▶ _THE REQUEST_
Where a line holds "that", copy it.

▶ _DATA SECTION_
>>>

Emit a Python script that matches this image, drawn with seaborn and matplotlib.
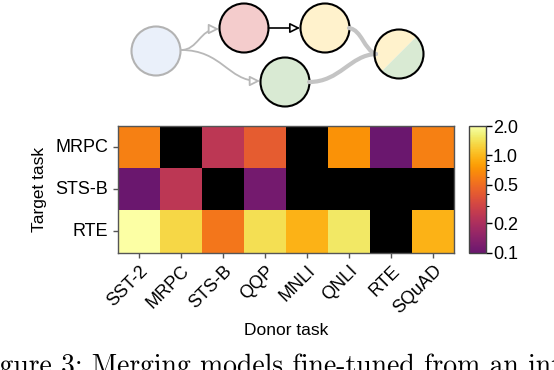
import numpy as np
import pandas as pd
import matplotlib
matplotlib.use("Agg")
import matplotlib.pyplot as plt
import seaborn as sns
from matplotlib.colors import LogNorm, ListedColormap
from matplotlib.patches import Circle, Wedge, FancyArrowPatch
from matplotlib.path import Path
from matplotlib.ticker import FixedLocator, FixedFormatter

# DATA

donor_tasks = ["SST-2", "MRPC", "STS-B", "QQP", "MNLI", "QNLI", "RTE", "SQuAD"]
target_tasks = ["MRPC", "STS-B", "RTE"]

# NaN = black cell (no result)
mrpc_vals = [0.6, np.nan, 0.24, 0.41, np.nan, 0.72, 0.1, 0.6]
stsb_vals = [0.1, 0.24, np.nan, 0.11, np.nan, np.nan, np.nan, np.nan]
rte_vals = [2.0, 1.3, 0.55, 1.4, 0.95, 1.5, np.nan, 0.95]

cbar_ticks = [0.1, 0.2, 0.5, 1.0, 2.0]
cbar_labels = ["0.1", "0.2", "0.5", "1.0", "2.0"]

caption = "Figure 3: Merging models fine-tuned from an intermediate"

df = pd.DataFrame([mrpc_vals, stsb_vals, rte_vals], index=target_tasks, columns=donor_tasks)

plt.rcParams["font.family"] = ["Liberation Sans", "DejaVu Sans"]

fig = plt.figure(figsize=(5.54, 3.70), dpi=100)
W, H = 554, 370

# SCHEMATIC (top)

ax_d = fig.add_axes([0, 1 - 118 / H, 1, 118 / H])
ax_d.set_xlim(0, W)
ax_d.set_ylim(118, 0)
ax_d.axis("off")

r = 24.5
ax_d.add_patch(Circle((156, 51), r, facecolor="#eaf0fa", edgecolor="#b3b3b3", lw=1.5))
ax_d.add_patch(Circle((244, 28), r, facecolor="#f4cccc", edgecolor="black", lw=1.5))
ax_d.add_patch(Circle((325, 28), r, facecolor="#fff2cc", edgecolor="black", lw=1.5))
ax_d.add_patch(Circle((285, 82), r, facecolor="#d9ead3", edgecolor="black", lw=1.5))
ax_d.add_patch(Wedge((399, 54), r, 135, 315, facecolor="#fff2cc", edgecolor="none"))
ax_d.add_patch(Wedge((399, 54), r, -45, 135, facecolor="#d9ead3", edgecolor="none"))

gray = "#b8b8b8"
# thick merge lines
for verts in [[(349, 28), (362, 30), (364, 50), (376, 54)],
              [(309, 82), (340, 82), (350, 55), (376, 54)]]:
    ax_d.add_patch(FancyArrowPatch(path=Path(verts, [1, 4, 4, 4]), arrowstyle="-",
                                   color="#c4c4c4", lw=3))
ax_d.add_patch(Circle((399, 54), r, facecolor="none", edgecolor="black", lw=1.5))

head = "-|>,head_length=6,head_width=3"
for verts in [[(181, 50), (198, 50), (200, 29), (219, 29)],
              [(181, 50), (222, 50), (228, 81), (260, 81)]]:
    ax_d.add_patch(FancyArrowPatch(path=Path(verts, [1, 4, 4, 4]), arrowstyle=head,
                                   edgecolor=gray, facecolor="white", lw=1.3))
ax_d.add_patch(FancyArrowPatch((268.5, 28), (300, 28), arrowstyle=head,
                               edgecolor="black", facecolor="white", lw=1.2,
                               shrinkA=0, shrinkB=0))

# HEATMAP

cmap = ListedColormap(plt.get_cmap("inferno")(np.linspace(0.3, 1.0, 256)))
cmap.set_bad("black")

ax = fig.add_axes([118 / W, 1 - 252.5 / H, (454 - 118) / W, (252.5 - 126) / H])
cax = fig.add_axes([469 / W, 1 - 252.5 / H, (486 - 469) / W, (252.5 - 126) / H])

sns.heatmap(df, ax=ax, cbar_ax=cax, cmap=cmap, norm=LogNorm(vmin=0.1, vmax=2.0))
ax.set_facecolor("black")

for s in ax.spines.values():
    s.set_visible(True)
    s.set_color("#555555")
    s.set_linewidth(1)
ax.tick_params(length=3.5, width=1, color="#555555", labelsize=13)
ax.set_xticklabels(donor_tasks, rotation=45, ha="right", rotation_mode="anchor")
ax.set_yticklabels(target_tasks, rotation=0)
ax.set_xlabel("Donor task", fontsize=12.5, labelpad=4)
ax.set_ylabel("Target task", fontsize=12.5, labelpad=6)

cb = ax.collections[0].colorbar
cb.outline.set_edgecolor("#444444")
cb.outline.set_linewidth(1)
cax.yaxis.set_major_locator(FixedLocator(cbar_ticks))
cax.yaxis.set_major_formatter(FixedFormatter(cbar_labels))
cax.yaxis.set_minor_locator(FixedLocator([0.3, 0.4, 0.6, 0.7, 0.8, 0.9]))
cax.yaxis.set_minor_formatter(FixedFormatter([]))
cax.tick_params(which="major", length=4, width=1, labelsize=13, pad=1)
cax.tick_params(which="minor", length=2, width=0.8)

# CAPTION (cut off at the figure edge, as in the source)
# size it so that "gure ... an" spans the same width as in the source

renderer = fig.canvas.get_renderer()
serif = ["cmr10", "DejaVu Serif"]

def text_width(s, fs):
    t = fig.text(0, 0, s, fontsize=fs, family=serif)
    w = t.get_window_extent(renderer).width
    t.remove()
    return w

w_fi = text_width("Fi", 10)
w_an = text_width("Figure 3: Merging models fine-tuned from an", 10)
fs = 10 * 520 / (w_an - w_fi)
x0 = -w_fi * fs / 10
baseline = 355 + 0.683 * fs * 100 / 72

fig.text(x0 / W, 1 - baseline / H, caption, fontsize=fs, family=serif,
         ha="left", va="baseline")

fig.savefig("out.png", dpi=100)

<<<

▶ _TASK OUTPUT_
Emit a Python script that matches this image, drawn with seaborn and matplotlib.
# size it so that "gure ... an" spans the same width as in the source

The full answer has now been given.